I missed the office Christmas party. Doing so was one benefit of having a six-day trial 116 miles away.
It wasn't just me who missed the holiday luncheon. My partners, Joe and Tim, and legal assistant, Cheri, each spent six nights in a hotel — including evening strategy sessions in a conference room — trying to win an overseas-based client's battle with its ex-employee.
Our plaintiff sued its former manager for taking a job with a competitor seven weeks before resigning and then sharing confidential information and trade secrets with the competition. We fought over whether the defendant did what we said he'd done, thereby costing the plaintiff millions of dollars in sales.

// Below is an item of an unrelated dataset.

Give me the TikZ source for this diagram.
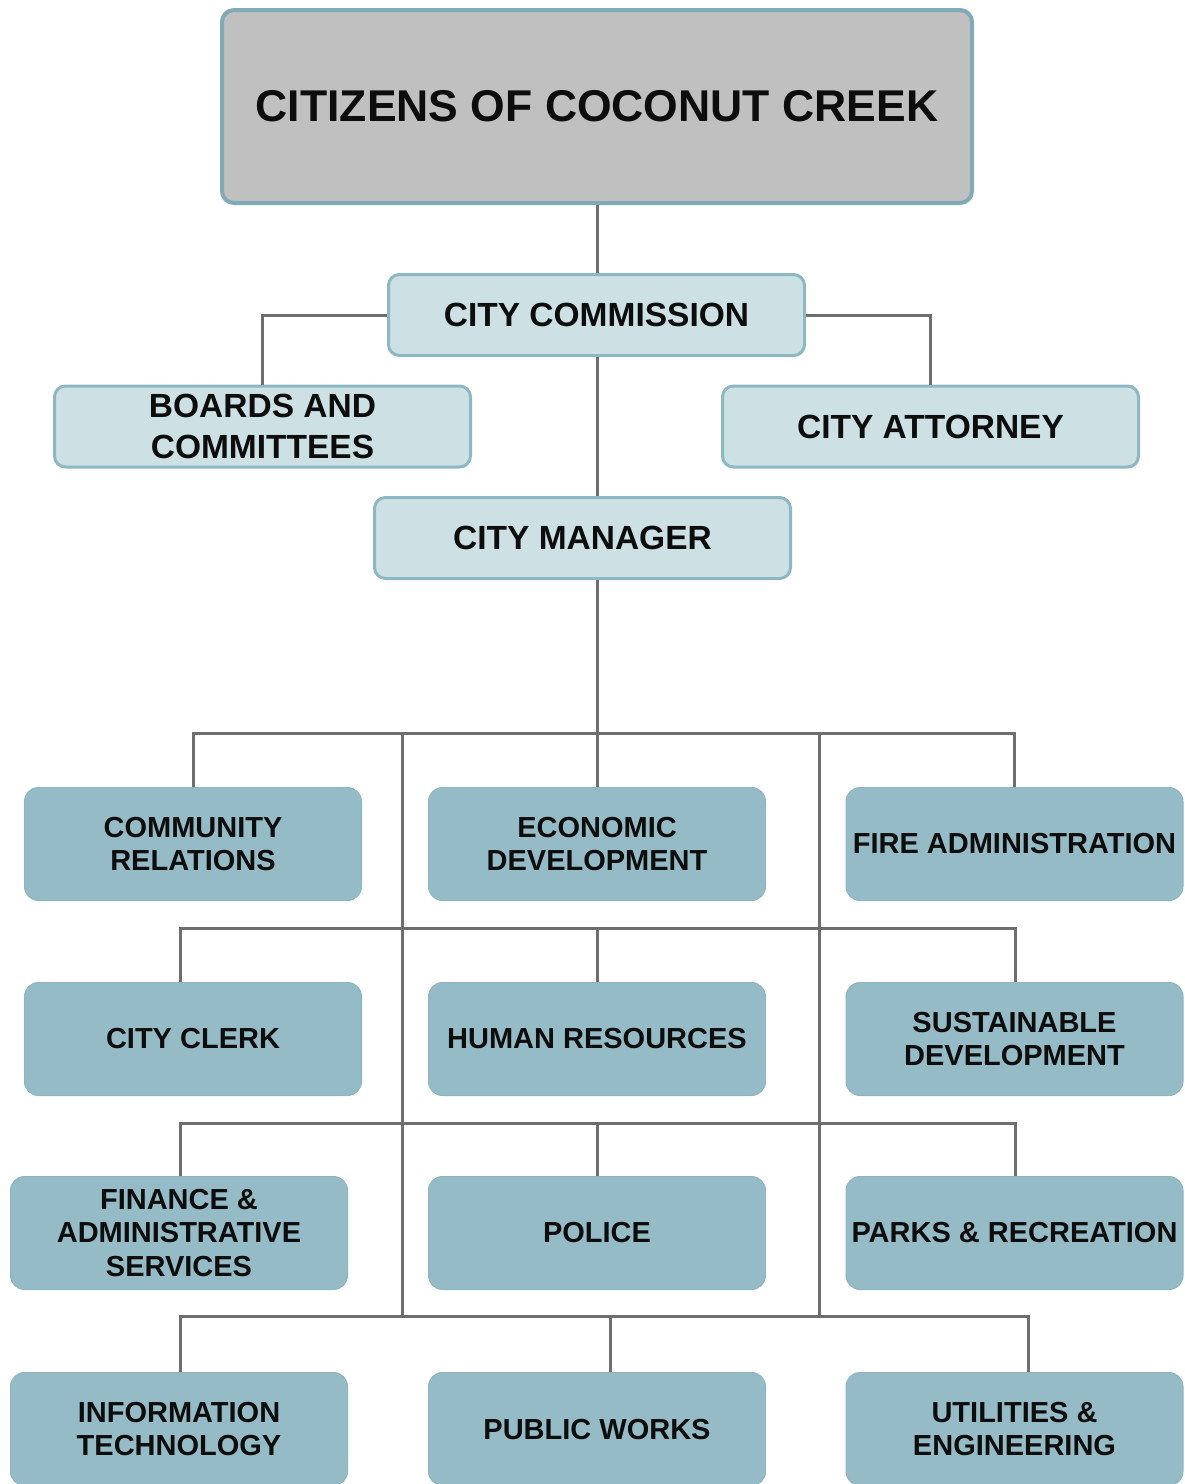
\documentclass[tikz,border=0pt]{standalone}
\usepackage{fontspec}
\setmainfont{Liberation Sans}
\definecolor{citgray}{HTML}{C0C0C0}
\definecolor{bordblue}{HTML}{80AAB6}
\definecolor{lightbox}{HTML}{CDE1E5}
\definecolor{bord2}{HTML}{8DB8C3}
\definecolor{deptblue}{HTML}{95BCC6}
\definecolor{deptedge}{HTML}{8EB6C0}
\definecolor{linegray}{HTML}{6E6E6E}
\definecolor{txt}{HTML}{0D0D0D}
\begin{document}
\begin{tikzpicture}[x=1pt,y=-1pt,
  topbox/.style={draw=bordblue, line width=4pt, fill=citgray, rounded corners=12pt,
    minimum width=750pt, minimum height=193pt, inner sep=0pt, text=txt,
    font=\fontsize{44.5}{50}\selectfont\bfseries},
  lvlbox/.style={draw=bord2, line width=3pt, fill=lightbox, rounded corners=11pt,
    minimum width=416pt, minimum height=81pt, inner sep=0pt, align=center, text=txt,
    font=\fontsize{33.5}{41}\selectfont\bfseries},
  deptbox/.style={fill=deptblue, draw=deptedge, line width=1pt, rounded corners=14pt,
    minimum width=337pt, minimum height=113pt, inner sep=0pt, align=center, text=txt,
    font=\fontsize{29}{33.5}\selectfont\bfseries},
  conn/.style={draw=linegray, line width=3pt}]
\useasboundingbox (0,0) rectangle (1185,1484);

% top levels
\node[topbox] (cit) at (597,106.5) {CITIZENS OF COCONUT CREEK};
\node[lvlbox] (cc) at (596.5,315) {CITY COMMISSION};
\node[lvlbox] (bc) at (262.5,426.5) {BOARDS AND\\COMMITTEES};
\node[lvlbox] (ca) at (930.5,426.5) {CITY ATTORNEY};
\node[lvlbox] (cm) at (582.5,538) {CITY MANAGER};

% departments
\node[deptbox] (cr) at (193,844) {COMMUNITY\\RELATIONS};
\node[deptbox] (ed) at (597,844) {ECONOMIC\\DEVELOPMENT};
\node[deptbox] (fa) at (1014.5,844) {FIRE ADMINISTRATION};
\node[deptbox] (ck) at (193,1039) {CITY CLERK};
\node[deptbox] (hr) at (597,1039) {HUMAN RESOURCES};
\node[deptbox] (sd) at (1014.5,1039) {SUSTAINABLE\\DEVELOPMENT};
\node[deptbox] (fi) at (179,1233) {FINANCE \&\\ADMINISTRATIVE\\SERVICES};
\node[deptbox] (po) at (597,1233) {POLICE};
\node[deptbox] (pr) at (1014.5,1233) {PARKS \& RECREATION};
\node[deptbox] (it) at (179,1429) {INFORMATION\\TECHNOLOGY};
\node[deptbox] (pw) at (597,1429) {PUBLIC WORKS};
\node[deptbox] (ue) at (1014.5,1429) {UTILITIES \&\\ENGINEERING};

% junction coordinates
\coordinate (x1) at (597,0);
\coordinate (bus1) at (597,733);
\coordinate (tl) at (402,733);
\coordinate (tr) at (819,733);
\coordinate (tlb) at (402,1316);
\coordinate (trb) at (819,1316);
\coordinate (b2a) at (180,928);
\coordinate (b2b) at (597,928);
\coordinate (b2c) at (1015,928);
\coordinate (b3a) at (180,1123);
\coordinate (b3b) at (597,1123);
\coordinate (b3c) at (1015,1123);
\coordinate (b4a) at (180,1316);
\coordinate (b4b) at (610,1316);
\coordinate (b4c) at (1028,1316);

% connectors upper part
\draw[conn] (cit.south -| x1) -- (cc.north -| x1);
\draw[conn] (cc.west) -| (bc.north);
\draw[conn] (cc.east) -| (ca.north);
\draw[conn] (cc.south -| x1) -- (cm.north -| x1);
\draw[conn] (cm.south -| x1) -- (bus1);

% first bus
\draw[conn] (cr.north) |- (bus1) -| (fa.north);
\draw[conn] (bus1) -- (ed.north);
\draw[conn] (tl) -- (tlb);
\draw[conn] (tr) -- (trb);

% second bus
\draw[conn] (ck.north -| b2a) -- (b2a) -- (b2c) -- (sd.north -| b2c);
\draw[conn] (b2b) -- (hr.north -| b2b);

% third bus
\draw[conn] (fi.north -| b3a) -- (b3a) -- (b3c) -- (pr.north -| b3c);
\draw[conn] (b3b) -- (po.north -| b3b);

% fourth bus
\draw[conn] (it.north -| b4a) -- (b4a) -- (b4c) -- (ue.north -| b4c);
\draw[conn] (b4b) -- (pw.north -| b4b);
\end{tikzpicture}
\end{document}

For nearly 25 months after the complaint was filed, the defendant offered little excuse as to why he was working for two companies at once. He claimed he never used information transferred from his company computer. He said he had merely attempted to retrieve pictures of his son stored on the device.
Here are the highlights:
Take Day 1: Our case was tried before a judge, without a jury, and the highlights of our first day included the court hearing arguments on issue after issue in an attempt to streamline the subsequent presentation of witnesses. Joe and Tim went chapter and verse through the law of trade secrets and confidential information. They also offered finely woven arguments on whether our adversary's failure to share information requested before trial justified rulings barring the defendant from presenting evidence.
Day 2 began with a twist: Because trial had been rescheduled twice, the defendant asked to present a very busy expert witness — a CPA who opined our plaintiff had suffered no damages — as the first witness of the trial. That's an awfully odd way to begin; in other words, the defendant presented a witness to refute the plaintiff's testimony before any plaintiff witness had actually testified.
Trial Day 3 followed a weekend: During the break, we edited and reshaped much of a trial presentation that we had previously thought was "good to go" on Day 1, because there is no witness examination that cannot be changed in light of what an earlier witness said. The good news was that our witnesses honored their oaths, testified in support of the argument that our "trade secrets" truly were "trade secrets" and held firm against cross-examination.
Unfortunately, our client representatives didn't see much of what occurred. Opposing counsel — perhaps fearing our witnesses would “learn” from each other's testimony — requested any witness who had not already testified be sequestered. Sequestered is a fancy word meaning our client representatives, who intended to both testify and monitor trial, had flown thousands of miles only to be ordered to sit in a hallway, unable to hear the evidence.
Day 4: We all got along. The first day of a trial can be like the opening kickoff of a Michigan State/Michigan football game, with all of the attendant woofing and displays of 'dis-affection' between the combatants. Eventually, even lawyers recognize we can be disagreeable people, but we are not always horrible people. Thus, on Day 4, opposing counsel and opposing witnesses began to exchange greetings.
Day 5: Our plaintiff attempted to document damages. The highlight was watching my partner, Tim, a Calvin College political science major, skillfully guide a computer forensics expert through testimony concerning what had been downloaded from the defendant's computer. After that, Tim orchestrated an accountant's presentation of a multimillion-dollar damage claim.
The down side was good work takes time, such that the court announced concerns we would not finish before Christmas, thereby teeing up potential additional January trial dates.
Fortunately, our judge was skilled at moving us along. On Day 6, we moved as quickly as we had moved in 25 months. The day's highlight occurred when the defendant responded to a final question on cross-examination by saying nothing more than "I'm sorry," before shedding tears.
We left court late on the Thursday before Christmas. But trial wasn’t over, yet.
There remains the task of filing post-trial "proposed findings of fact and conclusions of law." The proposed findings were requested by the court in the hope each side will offer an objective view of what happened at trial in order to aid the judge's decision.
Through it all, both sides worked hard. Courtroom door bruises aside, we went at it professionally, I hope. Eventually, one side of the dispute may claim victory.